Latest Increases Bring Pump Prices To Highest Level Since 2015
AA Ireland has called on the Irish Government to reassess the extent to which it taxes both petrol and diesel after the latest AA Fuel Prices analysis found that prices are now at their highest level since late 2015.
Recent analysis from the AA found that the average price of a litre of petrol in Ireland now costs 147.6c, up from an average of 141.0c in May. Meanwhile, a litre of diesel currently costs 137.8c on average, up from 131.0c in mid-May. Currently fuel prices are sitting at their highest level since November of 2015, with the AA warning that the need to reassess the tax placed on both fuels has now become urgent given the upward trend in pump prices.

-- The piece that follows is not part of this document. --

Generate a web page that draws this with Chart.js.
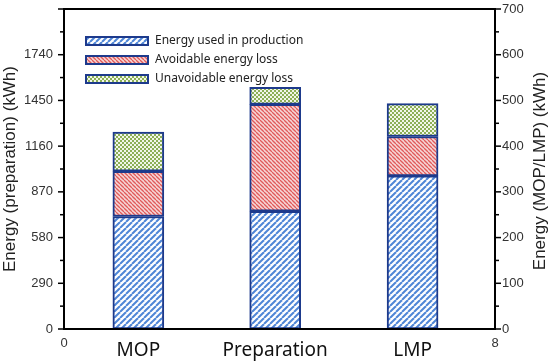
<!DOCTYPE html>
<html><head><meta charset="utf-8">
<script src="https://cdn.jsdelivr.net/npm/chart.js@4/dist/chart.umd.min.js"></script>
<style>html,body{margin:0;padding:0;background:#fff}#wrap{width:550px;height:363px}</style>
</head><body><div id="wrap"><canvas id="c" width="550" height="363"></canvas></div>
<script>
// ---- data ----
const categories = ['MOP', 'Preparation', 'LMP'];
const catX = [1.38, 3.92, 6.47];
const seriesNames = ['Energy used in production', 'Avoidable energy loss', 'Unavoidable energy loss'];
// MOP and LMP on right axis (kWh), Preparation on left axis (kWh)
const usedMOP_LMP = [246, 335];
const avoidMOP_LMP = [99, 86];
const unavoidMOP_LMP = [86, 72];
const usedPrep = 747;
const avoidPrep = 678;
const unavoidPrep = 108;
const leftTicks = [0, 290, 580, 870, 1160, 1450, 1740];
const rightTicks = [0, 100, 200, 300, 400, 500, 600, 700];
const xEndTicks = [0, 8];

function makePattern(kind) {
  const c = document.createElement('canvas');
  const x = c.getContext('2d');
  if (kind === 'blue') {
    c.width = 6; c.height = 6;
    x.fillStyle = '#fff'; x.fillRect(0,0,6,6);
    x.strokeStyle = '#4f86d6'; x.lineWidth = 2;
    for (let k = -6; k <= 12; k += 6) { x.beginPath(); x.moveTo(k, 6); x.lineTo(k + 6, 0); x.stroke(); }
  } else if (kind === 'red') {
    c.width = 4; c.height = 4;
    x.fillStyle = '#f6d6d6'; x.fillRect(0,0,4,4);
    x.strokeStyle = '#e05a5a'; x.lineWidth = 1.3;
    for (let k = -4; k <= 8; k += 4) { x.beginPath(); x.moveTo(k, 0); x.lineTo(k + 4, 4); x.stroke(); }
  } else {
    c.width = 4; c.height = 4;
    x.fillStyle = '#f2f6e8'; x.fillRect(0,0,4,4);
    x.fillStyle = '#8caf56';
    x.fillRect(0,0,2,2); x.fillRect(2,2,2,2);
  }
  return x.createPattern(c, 'repeat');
}
const fills = [makePattern('blue'), makePattern('red'), makePattern('green')];
const borderCol = '#1d3a8c';

const rightVals = [usedMOP_LMP, avoidMOP_LMP, unavoidMOP_LMP];
const leftVals = [usedPrep, avoidPrep, unavoidPrep];
const datasets = [];
for (let i = 0; i < 3; i++) {
  datasets.push({
    label: seriesNames[i],
    data: [{x: catX[0], y: rightVals[i][0]}, {x: catX[2], y: rightVals[i][1]}],
    yAxisID: 'y1', stack: 's', grouped: false,
    backgroundColor: fills[i], borderColor: borderCol, borderWidth: 2, borderSkipped: false,
    barThickness: 51
  });
}
for (let i = 0; i < 3; i++) {
  datasets.push({
    label: seriesNames[i] + ' (prep)',
    data: [{x: catX[1], y: leftVals[i]}],
    yAxisID: 'y', stack: 's', grouped: false,
    backgroundColor: fills[i], borderColor: borderCol, borderWidth: 2, borderSkipped: false,
    barThickness: 51
  });
}

const numFamily = '"Liberation Sans", Arial, sans-serif';
const tickFont = {family: numFamily, size: 13};
const tickColor = '#333';

const frame = {
  id: 'frame',
  afterDraw(chart) {
    const ctx = chart.ctx, a = chart.chartArea;
    ctx.save();
    ctx.strokeStyle = '#000'; ctx.lineWidth = 2;
    ctx.strokeRect(a.left, a.top, a.right - a.left, a.bottom - a.top);
    // tick marks
    const y = chart.scales.y, y1 = chart.scales.y1, xs = chart.scales.x;
    ctx.lineWidth = 1.5;
    for (let v = 0; v <= 2030; v += 145) {
      const p = y.getPixelForValue(v);
      const major = (v % 290 === 0);
      ctx.beginPath(); ctx.moveTo(a.left, p); ctx.lineTo(a.left - (major ? 6 : 4), p); ctx.stroke();
    }
    for (let v = 0; v <= 700; v += 50) {
      const p = y1.getPixelForValue(v);
      const major = (v % 100 === 0);
      ctx.beginPath(); ctx.moveTo(a.right, p); ctx.lineTo(a.right + (major ? 6 : 4), p); ctx.stroke();
    }
    // x end tick labels
    ctx.fillStyle = tickColor;
    ctx.font = '13px ' + numFamily;
    ctx.textAlign = 'center'; ctx.textBaseline = 'middle';
    xEndTicks.forEach(v => ctx.fillText(String(v), xs.getPixelForValue(v), 343));
    // right axis title (reads bottom to top)
    ctx.save();
    ctx.translate(540, (a.top + a.bottom) / 2 + 2);
    ctx.rotate(-Math.PI / 2);
    ctx.fillStyle = '#222';
    ctx.font = '17px ' + numFamily;
    ctx.fillText('Energy (MOP/LMP) (kWh)', 0, 0);
    ctx.restore();
    // legend
    let ly = 37;
    for (let i = 0; i < 3; i++) {
      const ds = chart.data.datasets[i];
      ctx.fillStyle = ds.backgroundColor;
      ctx.fillRect(86, ly, 62, 8);
      ctx.strokeStyle = borderCol; ctx.lineWidth = 2;
      ctx.strokeRect(86, ly, 62, 8);
      ctx.fillStyle = '#222';
      ctx.font = '12px "Noto Sans", "DejaVu Sans", sans-serif';
      ctx.textBaseline = 'middle'; ctx.textAlign = 'left';
      ctx.fillText(ds.label, 155, ly + 4);
      ly += 19;
    }
    ctx.restore();
  }
};

new Chart(document.getElementById('c'), {
  type: 'bar',
  data: { datasets },
  plugins: [frame],
  options: {
    responsive: false, animation: false,
    layout: { padding: { top: 9, left: 0, right: 0, bottom: 0 } },
    plugins: { legend: { display: false }, tooltip: { enabled: false } },
    scales: {
      x: {
        type: 'linear', min: 0, max: 8, offset: false,
        grid: { display: false, drawTicks: false }, border: { display: false },
        afterBuildTicks: s => { s.ticks = catX.map(v => ({value: v})); },
        afterFit: s => { s.height = 34; s.paddingLeft = 0; s.paddingRight = 0; s.paddingTop = 0; s.paddingBottom = 0; },
        ticks: {
          autoSkip: false, maxRotation: 0, padding: 10, color: '#111',
          font: {family: '"Noto Sans", "DejaVu Sans", sans-serif', size: 19},
          callback: v => { const i = catX.indexOf(v); return i >= 0 ? categories[i] : ''; }
        }
      },
      y: {
        position: 'left', min: 0, max: 2030, stacked: true,
        grid: { display: false, drawTicks: false }, border: { display: false },
        afterBuildTicks: s => { s.ticks = leftTicks.map(v => ({value: v})); },
        afterFit: s => { s.width = 64; s.paddingTop = 0; s.paddingBottom = 0; s.paddingLeft = 0; s.paddingRight = 0; },
        ticks: { font: tickFont, color: tickColor, padding: 11, callback: v => String(v) },
        title: { display: true, text: 'Energy (preparation) (kWh)', font: {family: numFamily, size: 17}, color: '#222', padding: {top: 0, bottom: 0} }
      },
      y1: {
        position: 'right', min: 0, max: 700, stacked: true,
        grid: { display: false, drawTicks: false }, border: { display: false },
        afterBuildTicks: s => { s.ticks = rightTicks.map(v => ({value: v})); },
        afterFit: s => { s.width = 55; s.paddingTop = 0; s.paddingBottom = 0; s.paddingLeft = 0; s.paddingRight = 0; },
        ticks: { font: tickFont, color: tickColor, padding: 7, callback: v => String(v) }
      }
    }
  }
});
</script></body></html>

The latest increases means that the cost of petrol has increase by approximately 9c since the start of 2018, while diesel prices are up over 10c since the year began, something which the organisation warns puts many Irish workers in a situation where they are struggling to afford the costs of their commute to work.

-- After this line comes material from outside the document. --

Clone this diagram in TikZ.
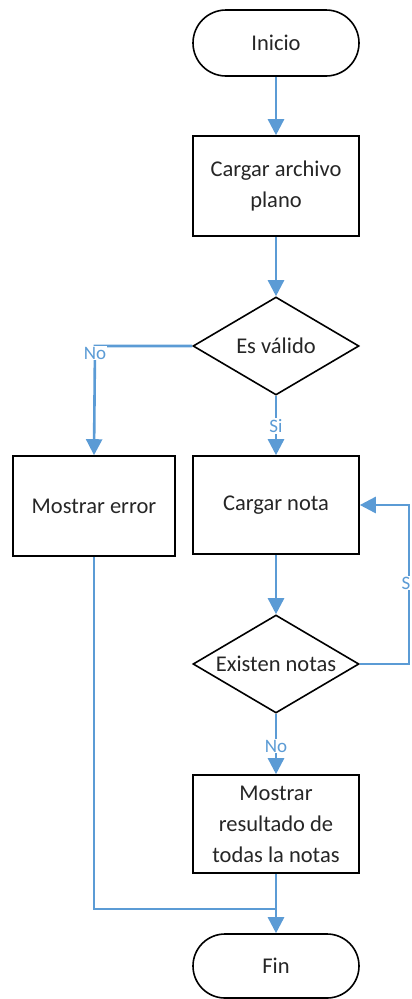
\documentclass[tikz,border=0pt]{standalone}
\usepackage{fontspec}
\setmainfont{Carlito}
\usetikzlibrary{arrows.meta,shapes.geometric}
\definecolor{flowblue}{HTML}{5B9BD5}
\begin{document}
\begin{tikzpicture}[x=1pt,y=-1pt,
  txt/.style={font=\fontsize{22.5}{31}\selectfont, text=black!85},
  term/.style={txt, draw=black, line width=1.6pt, rounded corners=33pt, minimum width=166pt, minimum height=66pt, fill=white},
  procbox/.style={txt, draw=black, line width=1.6pt, minimum width=166pt, minimum height=100pt, align=center, fill=white},
  decision/.style={txt, draw=black, line width=1.6pt, diamond, aspect=1.69, minimum width=166pt, minimum height=98pt, inner sep=0pt, fill=white},
  conn/.style={draw=flowblue, line width=2.6pt, -{Triangle[length=16pt,width=16pt]}},
  connplain/.style={draw=flowblue, line width=2.6pt},
  lbl/.style={font=\fontsize{19}{22}\selectfont, text=flowblue, fill=white, inner sep=1pt}
]
\useasboundingbox (0,0) rectangle (412,999);
\node[term] (inicio) at (276,43) {Inicio};
\node[procbox] (cargar) at (276,186) {Cargar archivo\\plano};
\node[decision] (valido) at (276,346) {Es válido};
\node[procbox, minimum width=162pt] (error) at (94,506) {Mostrar error};
\node[procbox, minimum height=98pt] (nota) at (276,505) {Cargar nota};
\node[decision] (existen) at (276,664) {Existen notas};
\node[procbox, minimum height=98pt] (result) at (276,824) {Mostrar\\resultado de\\todas la notas};
\node[term, minimum height=64pt, rounded corners=32pt] (fin) at (276,966) {Fin};

\coordinate (nocorner) at (95,346);
\coordinate (scorner1) at (409,664);
\coordinate (scorner2) at (409,505);
\coordinate (merge) at (94,909);
\coordinate (mergeend) at (276,909);

\draw[conn] (inicio) -- (cargar);
\draw[conn] (cargar) -- (valido);
\draw[conn] (valido.west) -- (nocorner) -- (error.north);
\draw[conn] (valido) -- (nota);
\draw[conn] (nota) -- (existen);
\draw[conn] (existen.east) -- (scorner1) -- (scorner2) -- (nota.east);
\draw[conn] (existen) -- (result);
\draw[conn] (result) -- (fin);
\draw[connplain] (error.south) -- (merge) -- (mergeend);

\node[lbl] (lno1) at (95,353) {No};
\node[lbl] (lsi1) at (276,426) {Si};
\node[lbl] (lsi2) at (406,583) {S};
\node[lbl] (lno2) at (276,746) {No};
\end{tikzpicture}
\end{document}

“No-one is arguing for the taxation on fuel to be ultra-low, but it is time for government to re-assess the current, exceptionally high level of tax that is placed on both petrol and diesel as price hikes continue to put more and more strain on Irish workers. In particular, given that we are often hearing from Leinster House that the recession is behind us, it’s time for the 20c of ‘emergency taxes’ introduced during the worst years of the economic crisis to be reduced or removed,” Conor Faughnan, AA Director of Consumer Affairs stated. “As a predominantly rural country we are, in part due to our history of underinvestment in public transport, hugely reliant on the private car for our day-to-day travel and between surging pump prices and a lack of government commitment to resolving the motor insurance crisis people are being priced off the roads. With fuel prices continuing to climb, there is a risk that some people will start to view the costs of commuting to work as unsustainable currently or that those currently looking for employment may not be able to meet the cost of attending interviews or re-joining the workforce.”
“At some point, the government will need to accept the reality that, until we have established a viable public transport system in Ireland, excessive taxation on fuel is driving people out of the workforce, with these people contributing less revenue through taxation. Our government can either take the short-term win that fuel taxes provide, or they can take a more long-term view that making commuting more affordable will be a greater benefit to our economy.”

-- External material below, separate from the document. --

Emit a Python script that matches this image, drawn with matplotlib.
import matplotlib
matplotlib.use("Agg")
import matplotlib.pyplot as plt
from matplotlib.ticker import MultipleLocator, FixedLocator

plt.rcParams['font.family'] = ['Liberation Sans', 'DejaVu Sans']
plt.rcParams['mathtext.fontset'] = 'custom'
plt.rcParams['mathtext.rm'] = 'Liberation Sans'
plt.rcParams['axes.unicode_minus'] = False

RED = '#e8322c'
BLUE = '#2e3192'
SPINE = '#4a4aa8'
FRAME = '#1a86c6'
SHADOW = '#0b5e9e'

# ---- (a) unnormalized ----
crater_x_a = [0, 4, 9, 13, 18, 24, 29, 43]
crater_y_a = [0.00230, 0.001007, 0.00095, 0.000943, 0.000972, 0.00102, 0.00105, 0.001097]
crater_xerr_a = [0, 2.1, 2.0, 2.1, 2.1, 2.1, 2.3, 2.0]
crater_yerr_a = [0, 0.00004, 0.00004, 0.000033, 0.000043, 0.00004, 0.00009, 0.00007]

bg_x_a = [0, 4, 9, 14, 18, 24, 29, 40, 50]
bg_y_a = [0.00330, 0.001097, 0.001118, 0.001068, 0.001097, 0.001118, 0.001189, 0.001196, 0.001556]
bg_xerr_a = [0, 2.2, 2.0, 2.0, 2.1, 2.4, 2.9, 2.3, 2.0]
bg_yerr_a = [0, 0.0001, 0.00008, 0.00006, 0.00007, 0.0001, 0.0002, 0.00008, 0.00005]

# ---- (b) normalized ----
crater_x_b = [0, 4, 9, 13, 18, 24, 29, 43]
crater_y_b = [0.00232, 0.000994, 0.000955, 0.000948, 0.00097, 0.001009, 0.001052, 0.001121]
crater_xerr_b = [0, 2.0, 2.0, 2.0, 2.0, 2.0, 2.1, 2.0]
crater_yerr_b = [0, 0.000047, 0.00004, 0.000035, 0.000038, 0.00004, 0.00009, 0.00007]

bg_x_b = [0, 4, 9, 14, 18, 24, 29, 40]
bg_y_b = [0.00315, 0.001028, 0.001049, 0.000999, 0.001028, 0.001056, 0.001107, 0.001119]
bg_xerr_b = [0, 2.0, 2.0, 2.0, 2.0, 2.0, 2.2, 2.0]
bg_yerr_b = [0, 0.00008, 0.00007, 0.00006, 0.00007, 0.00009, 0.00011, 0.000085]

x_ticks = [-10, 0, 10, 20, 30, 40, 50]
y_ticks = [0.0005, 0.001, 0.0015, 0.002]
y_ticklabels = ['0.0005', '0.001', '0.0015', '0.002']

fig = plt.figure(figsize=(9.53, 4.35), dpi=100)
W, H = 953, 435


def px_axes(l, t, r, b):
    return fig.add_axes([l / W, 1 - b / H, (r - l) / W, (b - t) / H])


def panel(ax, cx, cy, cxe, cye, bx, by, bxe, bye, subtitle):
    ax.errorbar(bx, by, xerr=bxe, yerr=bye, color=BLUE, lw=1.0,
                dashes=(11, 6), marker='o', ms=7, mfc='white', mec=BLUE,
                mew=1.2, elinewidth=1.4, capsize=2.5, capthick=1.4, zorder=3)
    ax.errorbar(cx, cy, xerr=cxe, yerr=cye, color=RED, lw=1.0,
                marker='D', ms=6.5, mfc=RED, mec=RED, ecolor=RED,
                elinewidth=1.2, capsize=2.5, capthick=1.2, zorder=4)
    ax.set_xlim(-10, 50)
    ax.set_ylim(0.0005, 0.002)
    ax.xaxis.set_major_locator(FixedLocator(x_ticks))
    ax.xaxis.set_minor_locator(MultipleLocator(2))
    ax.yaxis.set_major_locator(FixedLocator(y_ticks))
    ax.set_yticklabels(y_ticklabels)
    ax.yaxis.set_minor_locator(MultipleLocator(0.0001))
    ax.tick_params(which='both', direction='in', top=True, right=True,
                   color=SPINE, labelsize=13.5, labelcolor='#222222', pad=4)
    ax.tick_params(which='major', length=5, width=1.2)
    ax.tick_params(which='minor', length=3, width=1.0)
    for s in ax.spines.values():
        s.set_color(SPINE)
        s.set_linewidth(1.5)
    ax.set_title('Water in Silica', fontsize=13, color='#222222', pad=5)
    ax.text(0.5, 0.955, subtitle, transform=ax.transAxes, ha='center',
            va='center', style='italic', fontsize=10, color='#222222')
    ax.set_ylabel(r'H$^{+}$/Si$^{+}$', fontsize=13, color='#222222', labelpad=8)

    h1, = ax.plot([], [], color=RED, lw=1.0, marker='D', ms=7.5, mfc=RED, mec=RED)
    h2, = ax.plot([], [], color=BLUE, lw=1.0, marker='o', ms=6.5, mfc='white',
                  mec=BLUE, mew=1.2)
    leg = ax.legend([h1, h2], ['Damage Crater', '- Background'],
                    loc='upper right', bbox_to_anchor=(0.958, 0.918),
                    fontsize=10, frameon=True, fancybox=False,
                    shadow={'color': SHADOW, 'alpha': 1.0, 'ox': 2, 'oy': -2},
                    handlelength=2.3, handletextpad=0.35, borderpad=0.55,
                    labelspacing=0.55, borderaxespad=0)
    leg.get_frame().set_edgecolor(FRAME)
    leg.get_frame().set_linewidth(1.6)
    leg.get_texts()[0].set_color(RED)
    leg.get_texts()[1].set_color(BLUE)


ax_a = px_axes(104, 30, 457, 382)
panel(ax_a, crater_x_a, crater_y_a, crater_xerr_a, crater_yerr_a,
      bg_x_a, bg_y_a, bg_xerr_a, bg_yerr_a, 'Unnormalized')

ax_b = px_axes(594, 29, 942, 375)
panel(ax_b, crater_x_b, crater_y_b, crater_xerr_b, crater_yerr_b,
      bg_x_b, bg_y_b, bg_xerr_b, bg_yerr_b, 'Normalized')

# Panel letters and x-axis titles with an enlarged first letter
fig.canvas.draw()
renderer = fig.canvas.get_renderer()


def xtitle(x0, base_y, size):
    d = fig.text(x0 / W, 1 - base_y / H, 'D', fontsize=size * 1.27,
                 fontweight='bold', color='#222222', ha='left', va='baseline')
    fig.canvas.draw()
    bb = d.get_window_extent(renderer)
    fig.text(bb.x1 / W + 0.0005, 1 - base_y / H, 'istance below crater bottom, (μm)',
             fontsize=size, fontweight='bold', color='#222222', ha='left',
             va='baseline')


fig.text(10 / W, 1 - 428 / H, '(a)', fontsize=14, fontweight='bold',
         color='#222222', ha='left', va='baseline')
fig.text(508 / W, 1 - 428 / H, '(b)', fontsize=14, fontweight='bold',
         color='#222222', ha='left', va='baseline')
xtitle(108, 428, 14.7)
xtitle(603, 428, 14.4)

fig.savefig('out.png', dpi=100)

Among the key contributors to rising prices at the pump has been the volatile nature of the cost of a barrel of crude oil throughout this year.
In recent weeks crude oil costs have dipped slightly, with a barrel of oil floating between $75 and $78 throughout early June – a slide drop from the highs of $80 per barrel seen in late-May. However, even which this drop is taken into account, crude oil prices are still up almost $10 from April of this year.
“The recent dip in crude oil costs is certainly something which is welcome, but as many fuel stations would have bought their current stock when crude oil prices were higher people can still expect to pay more at the pump than any point in 2018 to date. We also need to be cautious about looking at the dip in oil prices and thinking this is a new trend,” Faughnan added. “In response to a global upward trend in fuel costs, oil producing nations such as Russia and Saudi Arabia vowed to increase their production levels, but this is a short-term solution at best. If we want to keep commuting costs affordable for the average worker then we need to look a little closer to home to resolve the issue of high pump prices. Instead of looking to OPEC for a solution, our government need to look closer to home for the answer and the best place to start is by re-assessing our current taxation system.”
“In essence, with the current levels of tax placed on fuel, our government are trying to have their cake and eat it too. They hope that the high level of tax un petrol and diesel will push people to using other transport methods as their primary option, but in turn fail to invest adequately in public transport. Punishing those who have no option but to rely on their car to get to work for failures of past government to provide viable public transport alternatives simply cannot be allowed to continue.”
According to the AA, an average motorists who drives 12,000 miles per year (19,200 km) at a fuel consumption rate of 30 miles per gallon (9.42 litres per 100 km) will use 150 litres of fuel per month. At current prices that motorist will pay this €221.40 per month for petrol of which €132.55 is tax. Meanwhile, a motorist driving a diesel powered vehicle will spend €206.70 per month on fuel, of which €113.50 is tax.